_Exercise_
Lines from the one containing "What React, TypeScript" to the one containing "Chart.register(...registerables);", both lines included, are to be extracted exactly from the data below; pictures are excluded.

_Records supplied_
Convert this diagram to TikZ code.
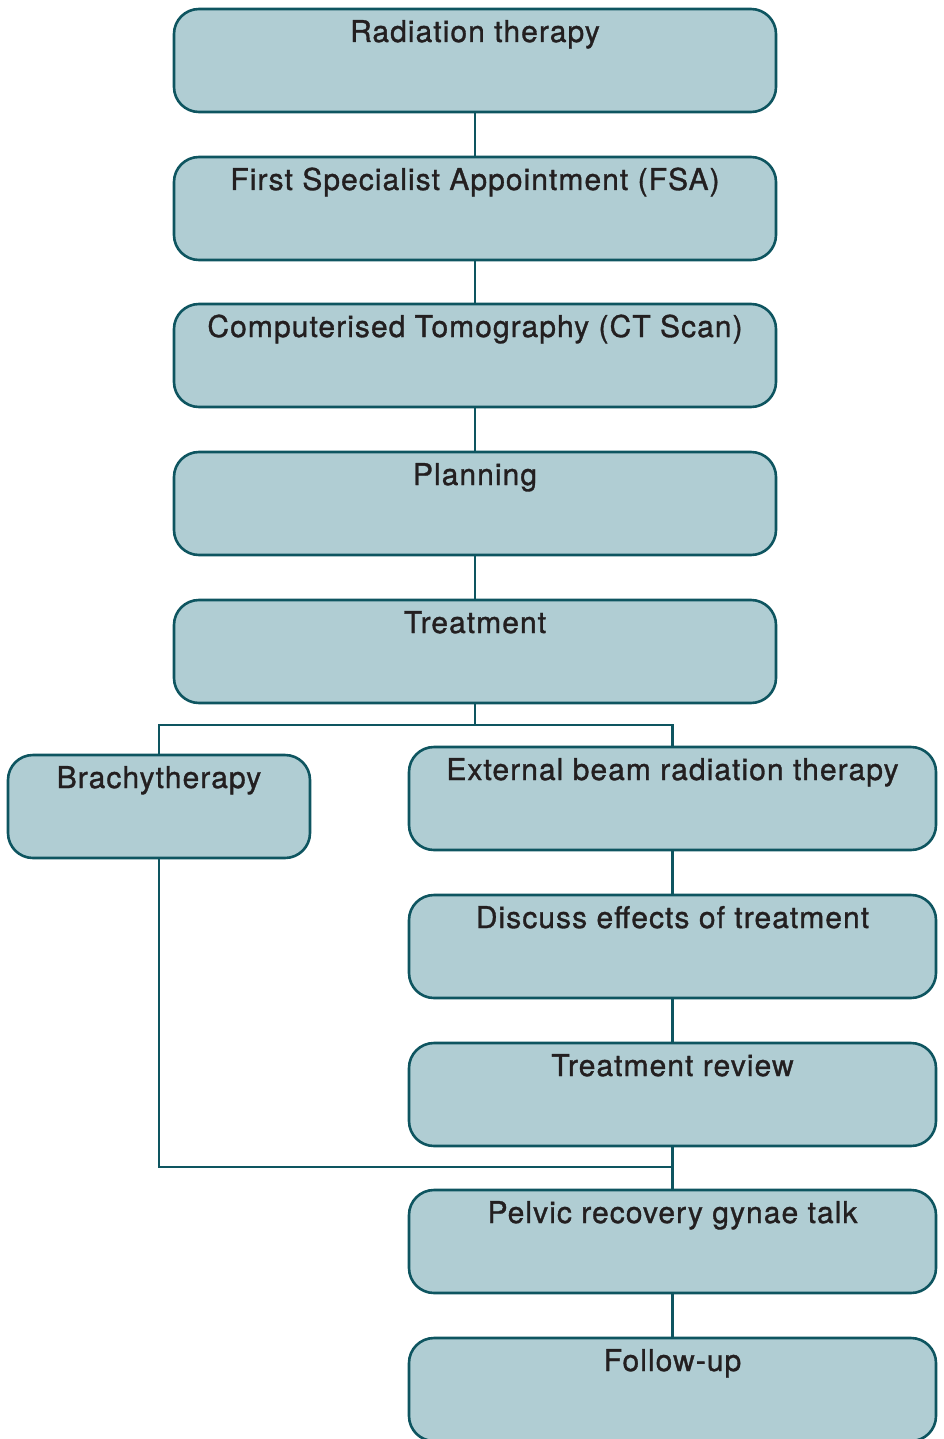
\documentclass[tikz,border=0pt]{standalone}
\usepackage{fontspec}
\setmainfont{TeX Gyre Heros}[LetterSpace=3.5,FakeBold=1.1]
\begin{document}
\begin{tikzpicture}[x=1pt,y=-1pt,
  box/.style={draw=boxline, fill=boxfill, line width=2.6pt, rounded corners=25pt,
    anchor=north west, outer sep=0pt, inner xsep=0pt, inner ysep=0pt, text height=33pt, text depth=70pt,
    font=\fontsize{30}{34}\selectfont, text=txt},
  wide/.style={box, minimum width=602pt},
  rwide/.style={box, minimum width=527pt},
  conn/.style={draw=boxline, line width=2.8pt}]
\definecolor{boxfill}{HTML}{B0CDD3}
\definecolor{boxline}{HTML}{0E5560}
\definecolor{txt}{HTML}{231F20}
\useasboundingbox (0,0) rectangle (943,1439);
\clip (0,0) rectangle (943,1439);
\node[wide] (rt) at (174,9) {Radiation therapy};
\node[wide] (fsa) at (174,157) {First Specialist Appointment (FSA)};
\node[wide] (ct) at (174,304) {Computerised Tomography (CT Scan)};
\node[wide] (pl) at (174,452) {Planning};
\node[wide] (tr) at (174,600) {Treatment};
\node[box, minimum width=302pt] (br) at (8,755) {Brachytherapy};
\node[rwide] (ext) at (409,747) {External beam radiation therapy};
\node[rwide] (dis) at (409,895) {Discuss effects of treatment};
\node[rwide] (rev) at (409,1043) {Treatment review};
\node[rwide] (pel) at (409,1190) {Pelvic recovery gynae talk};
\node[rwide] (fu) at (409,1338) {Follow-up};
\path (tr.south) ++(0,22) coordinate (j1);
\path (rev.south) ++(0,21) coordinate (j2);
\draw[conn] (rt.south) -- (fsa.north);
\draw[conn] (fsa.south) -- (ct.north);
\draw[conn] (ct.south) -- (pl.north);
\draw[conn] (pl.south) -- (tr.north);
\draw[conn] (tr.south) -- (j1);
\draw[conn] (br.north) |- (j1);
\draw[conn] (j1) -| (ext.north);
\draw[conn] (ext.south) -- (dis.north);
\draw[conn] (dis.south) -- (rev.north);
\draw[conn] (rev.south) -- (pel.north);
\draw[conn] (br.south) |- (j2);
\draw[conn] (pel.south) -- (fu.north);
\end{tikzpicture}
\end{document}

--

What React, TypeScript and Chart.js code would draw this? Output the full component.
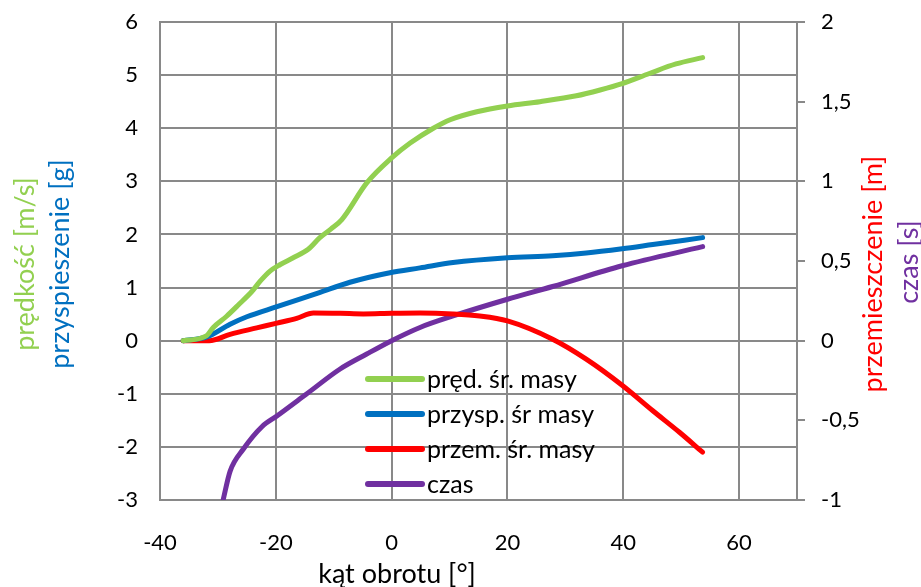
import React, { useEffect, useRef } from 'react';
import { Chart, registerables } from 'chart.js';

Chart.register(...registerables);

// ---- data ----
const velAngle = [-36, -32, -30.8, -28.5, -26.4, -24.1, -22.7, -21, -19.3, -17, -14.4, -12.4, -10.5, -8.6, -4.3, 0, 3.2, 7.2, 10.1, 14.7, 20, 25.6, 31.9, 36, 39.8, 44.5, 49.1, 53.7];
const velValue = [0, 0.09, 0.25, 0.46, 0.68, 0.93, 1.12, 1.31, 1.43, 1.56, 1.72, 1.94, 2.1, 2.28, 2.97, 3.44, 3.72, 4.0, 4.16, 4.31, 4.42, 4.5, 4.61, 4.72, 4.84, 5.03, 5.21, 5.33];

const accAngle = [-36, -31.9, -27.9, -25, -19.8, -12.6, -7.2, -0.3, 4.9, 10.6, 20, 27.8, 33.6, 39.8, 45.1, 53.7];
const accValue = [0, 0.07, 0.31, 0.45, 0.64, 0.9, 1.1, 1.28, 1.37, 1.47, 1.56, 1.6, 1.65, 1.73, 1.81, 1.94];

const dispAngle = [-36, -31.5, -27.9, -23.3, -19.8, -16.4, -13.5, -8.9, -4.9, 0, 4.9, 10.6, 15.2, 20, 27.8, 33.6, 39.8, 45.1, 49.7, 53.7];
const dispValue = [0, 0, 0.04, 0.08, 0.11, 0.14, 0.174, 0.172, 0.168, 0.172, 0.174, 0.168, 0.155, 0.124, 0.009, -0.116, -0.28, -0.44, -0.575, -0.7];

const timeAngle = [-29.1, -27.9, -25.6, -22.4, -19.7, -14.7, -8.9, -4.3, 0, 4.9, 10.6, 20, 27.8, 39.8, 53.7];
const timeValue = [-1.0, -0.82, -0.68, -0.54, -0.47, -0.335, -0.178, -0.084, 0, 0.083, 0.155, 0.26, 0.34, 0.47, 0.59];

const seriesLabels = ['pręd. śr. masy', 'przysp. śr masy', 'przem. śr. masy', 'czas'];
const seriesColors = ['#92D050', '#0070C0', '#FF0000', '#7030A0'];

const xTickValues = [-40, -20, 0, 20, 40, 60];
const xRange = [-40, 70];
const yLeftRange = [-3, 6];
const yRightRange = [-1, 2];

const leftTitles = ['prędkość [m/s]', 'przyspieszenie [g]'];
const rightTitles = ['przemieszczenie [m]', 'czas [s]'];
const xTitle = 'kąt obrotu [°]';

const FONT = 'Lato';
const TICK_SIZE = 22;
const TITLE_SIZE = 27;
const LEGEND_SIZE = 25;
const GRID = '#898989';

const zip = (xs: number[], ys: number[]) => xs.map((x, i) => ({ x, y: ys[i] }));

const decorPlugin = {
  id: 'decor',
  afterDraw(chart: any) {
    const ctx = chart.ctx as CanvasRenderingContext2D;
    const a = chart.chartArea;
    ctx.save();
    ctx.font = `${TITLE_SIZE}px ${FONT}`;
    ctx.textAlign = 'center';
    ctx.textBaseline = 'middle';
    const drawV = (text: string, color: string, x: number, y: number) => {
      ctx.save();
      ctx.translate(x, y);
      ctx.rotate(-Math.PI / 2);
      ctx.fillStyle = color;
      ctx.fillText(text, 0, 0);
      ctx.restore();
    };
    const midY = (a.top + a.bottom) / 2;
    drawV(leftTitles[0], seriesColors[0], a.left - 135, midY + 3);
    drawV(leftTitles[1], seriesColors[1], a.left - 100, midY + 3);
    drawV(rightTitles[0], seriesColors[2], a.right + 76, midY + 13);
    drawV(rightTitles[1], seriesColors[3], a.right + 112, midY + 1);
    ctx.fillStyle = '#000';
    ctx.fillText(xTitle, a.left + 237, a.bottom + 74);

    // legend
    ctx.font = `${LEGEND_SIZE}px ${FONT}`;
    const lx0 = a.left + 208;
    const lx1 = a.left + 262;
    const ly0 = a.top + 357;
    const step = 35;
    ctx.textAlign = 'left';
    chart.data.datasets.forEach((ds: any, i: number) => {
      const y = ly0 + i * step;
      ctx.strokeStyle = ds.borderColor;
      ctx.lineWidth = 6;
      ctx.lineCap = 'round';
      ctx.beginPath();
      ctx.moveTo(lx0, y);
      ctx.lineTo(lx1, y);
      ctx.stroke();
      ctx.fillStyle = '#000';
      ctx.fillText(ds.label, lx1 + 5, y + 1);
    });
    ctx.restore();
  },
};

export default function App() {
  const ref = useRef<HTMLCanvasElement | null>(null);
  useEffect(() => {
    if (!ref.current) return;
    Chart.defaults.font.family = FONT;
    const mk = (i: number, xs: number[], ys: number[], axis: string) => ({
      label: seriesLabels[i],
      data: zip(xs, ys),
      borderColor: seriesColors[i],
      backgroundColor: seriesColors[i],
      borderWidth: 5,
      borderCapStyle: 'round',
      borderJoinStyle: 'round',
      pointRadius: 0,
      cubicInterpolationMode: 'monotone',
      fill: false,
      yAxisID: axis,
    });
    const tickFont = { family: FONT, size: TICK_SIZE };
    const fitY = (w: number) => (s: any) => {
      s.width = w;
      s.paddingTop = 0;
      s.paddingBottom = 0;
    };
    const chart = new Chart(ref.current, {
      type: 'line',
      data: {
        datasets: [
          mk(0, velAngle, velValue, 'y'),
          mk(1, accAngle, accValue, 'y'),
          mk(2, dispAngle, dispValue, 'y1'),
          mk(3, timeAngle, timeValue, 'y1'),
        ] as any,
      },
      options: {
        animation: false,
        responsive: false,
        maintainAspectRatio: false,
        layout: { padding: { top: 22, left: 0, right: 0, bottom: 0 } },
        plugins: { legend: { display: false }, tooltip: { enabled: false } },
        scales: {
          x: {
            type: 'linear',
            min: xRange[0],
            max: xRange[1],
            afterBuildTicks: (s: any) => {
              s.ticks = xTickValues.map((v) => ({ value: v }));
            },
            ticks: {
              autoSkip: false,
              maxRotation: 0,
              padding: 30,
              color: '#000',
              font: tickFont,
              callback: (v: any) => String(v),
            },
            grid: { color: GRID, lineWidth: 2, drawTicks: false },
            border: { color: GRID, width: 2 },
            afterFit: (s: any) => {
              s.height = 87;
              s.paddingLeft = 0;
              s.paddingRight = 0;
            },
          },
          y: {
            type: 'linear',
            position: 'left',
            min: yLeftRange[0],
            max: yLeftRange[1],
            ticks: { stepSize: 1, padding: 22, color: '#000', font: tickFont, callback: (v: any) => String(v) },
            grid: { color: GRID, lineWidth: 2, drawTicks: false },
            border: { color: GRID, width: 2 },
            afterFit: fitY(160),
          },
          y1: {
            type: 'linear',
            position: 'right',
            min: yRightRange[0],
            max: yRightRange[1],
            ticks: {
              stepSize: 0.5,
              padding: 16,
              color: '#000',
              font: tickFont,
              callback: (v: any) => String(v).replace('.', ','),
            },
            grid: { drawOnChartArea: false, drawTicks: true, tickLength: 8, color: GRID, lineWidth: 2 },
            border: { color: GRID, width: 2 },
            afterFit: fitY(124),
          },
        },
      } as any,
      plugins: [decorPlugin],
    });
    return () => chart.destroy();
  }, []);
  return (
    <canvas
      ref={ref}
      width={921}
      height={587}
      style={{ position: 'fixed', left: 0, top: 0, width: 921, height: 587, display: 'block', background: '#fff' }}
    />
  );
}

_Final result_
What React, TypeScript and Chart.js code would draw this? Output the full component.
import React, { useEffect, useRef } from 'react';
import { Chart, registerables } from 'chart.js';

Chart.register(...registerables);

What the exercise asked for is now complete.